硼酸碳热还原-渗硅反应烧结制备碳化硼陶瓷复合材料

Fabrication of Boron Carbide Ceramic Composites by Boronic Acid Carbothermal Reduction and Silicon Infiltration Reaction Sintering

碳化硼性能优良,应用广泛,但制备成本较高。为了从源头解决碳化硼陶瓷材料制备成本高的问题,本工作直接以碳热还原法合成的碳化硼-C复合粉体为原料,无需进行破碎提纯,通过渗硅反应烧结制备碳化硼复合材料,所得材料性能与以市售碳化硼粉体为原料制备的材料性能相当,有效降低了其制备成本。主要研究了原料碳硼摩尔比对合成粉体以及碳化硼复合材料物相、显微组织和性能的影响,并探讨了碳化硼陶瓷复合材料的强韧化机理。结果表明:随着碳硼摩尔比增加,合成粉体中碳化硼粉体的碳硼原子比增加,且合成粉体中游离C含量增加;当碳硼摩尔比为2.01时,游离C包覆在碳化硼粉体颗粒表面。复合材料相组成均为B_(12)(C,Si,B)_(3)、SiC和Si,随着碳硼摩尔比的增加,复合材料中碳化硼和游离Si含量降低,SiC含量、大尺寸SiC区域的尺寸、大尺寸SiC区域和纳米SiC颗粒的数量均增加。大尺寸SiC区域的产生会降低材料的强度和韧性,而SiC纳米颗粒的形成有利于提高材料的强度和韧性。当碳硼摩尔比为1.35时,复合材料的抗弯强度和断裂韧性最高,分别为338 MPa和4.06 MPa·m^(1/2)。

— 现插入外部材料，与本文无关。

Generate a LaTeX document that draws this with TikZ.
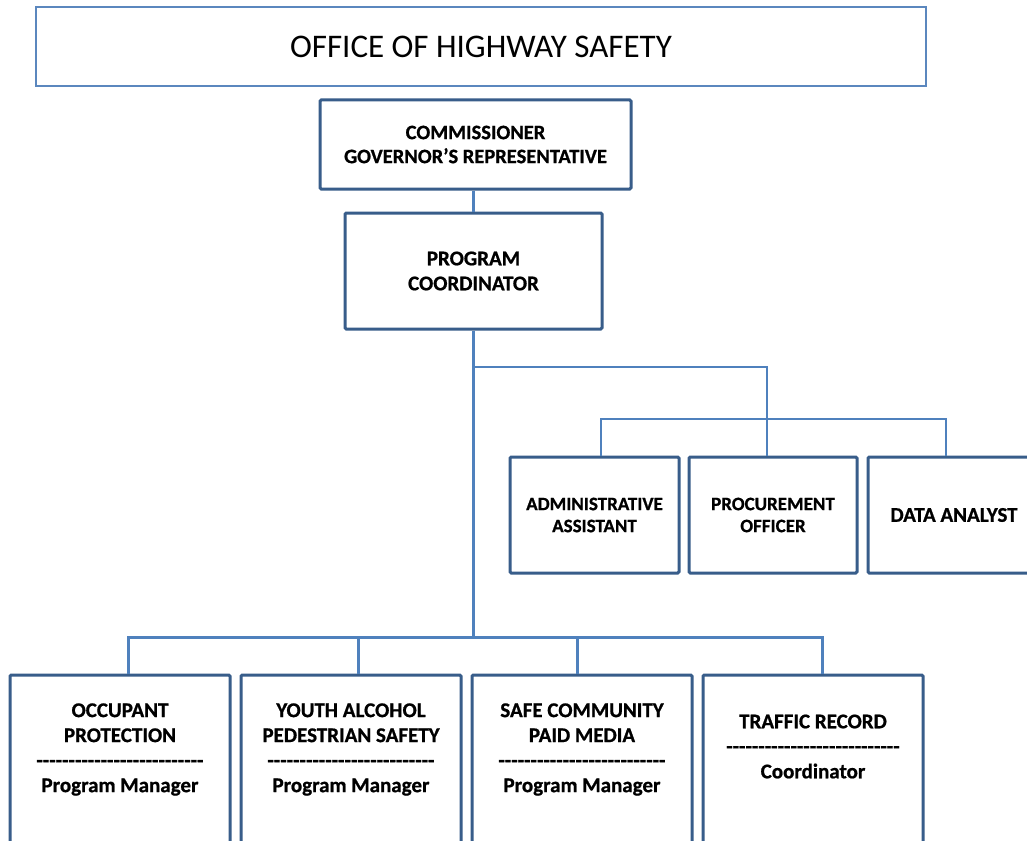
\documentclass[tikz,border=0pt]{standalone}
\usepackage{fontspec}
\setmainfont{Carlito}[BoldFeatures={FakeBold=0.8}]
\usetikzlibrary{calc}
\definecolor{boxblue}{HTML}{385D8A}
\definecolor{linkblue}{HTML}{4F81BD}
\definecolor{titleblue}{HTML}{5B87BE}
\newcommand{\hyrow}[1]{\foreach \k in {1,...,#1}{-}}
\begin{document}
\begin{tikzpicture}[x=1pt,y=-1pt,
  box/.style={draw=boxblue, line width=3pt, rounded corners=1.2pt, fill=white, inner sep=0pt, align=center},
  bigfont/.style={font=\fontsize{21}{25}\selectfont\bfseries},
  midfont/.style={font=\fontsize{19}{22}\selectfont\bfseries},
  titlebox/.style={draw=titleblue, line width=1.5pt, fill=white, inner sep=0pt, font=\fontsize{33}{40}\selectfont},
  txt/.style={inner sep=0pt, align=center, font=\fontsize{21}{25}\selectfont\bfseries},
  conn/.style={draw=linkblue, line width=3pt},
  thinconn/.style={draw=linkblue, line width=2pt}]
\useasboundingbox (0,0) rectangle (1027,840);
\fill[white] (0,0) rectangle (1027,840);
\clip (0,0) rectangle (1027,840);

% title
\node[titlebox, minimum width=890, minimum height=79] (title) at (481,46.5) {OFFICE OF HIGHWAY SAFETY};

% top chain
\node[box, bigfont, font=\fontsize{20.5}{24}\selectfont\bfseries, minimum width=311, minimum height=89] (comm) at (475.5,144.5) {COMMISSIONER\\GOVERNOR’S REPRESENTATIVE};
\node[box, bigfont, minimum width=257, minimum height=116] (prog) at (473.5,271) {PROGRAM\\COORDINATOR};

% middle row
\node[box, midfont, minimum width=169, minimum height=116] (admin) at (594.5,515) {ADMINISTRATIVE\\ASSISTANT};
\node[box, midfont, minimum width=168, minimum height=116] (proc) at (773,515) {PROCUREMENT\\OFFICER};
\node[box, bigfont, minimum width=172, minimum height=116] (data) at (954,515) {DATA ANALYST};

% bottom row
\node[box, minimum width=220, minimum height=195] (op) at (120,772.5) {};
\node[box, minimum width=220, minimum height=195] (yo) at (351,772.5) {};
\node[box, minimum width=220, minimum height=195] (sc) at (582,772.5) {};
\node[box, minimum width=220, minimum height=195] (tr) at (813,772.5) {};

\node[txt] (opt) at ($(op.north)+(0,76)$) {OCCUPANT\\PROTECTION\\\hyrow{26}\\Program Manager};
\node[txt] (yot) at ($(yo.north)+(0,76)$) {YOUTH ALCOHOL\\PEDESTRIAN SAFETY\\\hyrow{26}\\Program Manager};
\node[txt] (sct) at ($(sc.north)+(0,76)$) {SAFE COMMUNITY\\PAID MEDIA\\\hyrow{26}\\Program Manager};
\node[txt] (trt) at ($(tr.north)+(0,73)$) {TRAFFIC RECORD\\\hyrow{27}\\Coordinator};

% connectors
\coordinate (bus1) at (473.5,367);
\coordinate (bus2) at (473.5,637);
\coordinate (pv) at (767,367);
\coordinate (hl) at (601,419);
\coordinate (hr) at (946,419);
\coordinate (bl) at (128,637);
\coordinate (br) at (822,637);
\coordinate (yv) at (358,637);
\coordinate (sv) at (577,637);

\draw[thinconn, line width=2.5pt] (prog.north |- comm.south) -- (prog.north);
\draw[conn] (prog.south) -- (bus2);
\draw[thinconn] (bus1) -- (pv) -- (pv |- proc.north);
\draw[thinconn] (hl |- admin.north) -- (hl) -- (hr) -- (hr |- data.north);
\draw[conn] (bl |- op.north) -- (bl) -- (br) -- (br |- tr.north);
\draw[conn] (yv) -- (yv |- yo.north);
\draw[conn] (sv) -- (sv |- sc.north);
\end{tikzpicture}
\end{document}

Boron carbide possesses excellent properties and has a wide range of applications,but its production cost is relatively high.To address this issue,boron carbide-C composite powder was directly used,synthesized by carbothermal reduction method,as the raw material without any crushing and purification.Boron carbide composites were prepared through silicon infiltration reaction sintering,yielding material properties comparable to those prepared from commercially available boron carbide powder,which effectively reduced its preparation cost.This study mainly investigated the influence of the molar ratio of carbon to boron in the synthesis of powder on the phase composition,microstructure and properties of boron carbide ceramic composite materials,and explored the toughening mechanism of boron carbide ceramic composites.With the increase of the molar ratio of carbon to boron,the atomic ratio of carbon to boron in the synthesized boron carbide powder increases,as well as the content of free C,which coats the surface of the boron carbide particles at the molar ratio of 2.01.The phase composition of the boron carbide composite materials is B_(12)(C,Si,B)_3,SiC and Si.With the increase of carbon-boron molar ratio,the content of boron carbide and free Si in the composite decrease,while the content of SiC,the size of large SiC region,and the number of large SiC regions and SiC nanoparticles increase.Formation of large SiC regions decreases the strength and toughness of the material,while creation of SiC nanoparticles contributes to improvement of strength and toughness.When the carbon to boron molar ratio is 1.35,the composite exhibits the highest flexural strength and fracture toughness,reaching 338 MPa and 4.06 MPa·m^(1/2),respectively.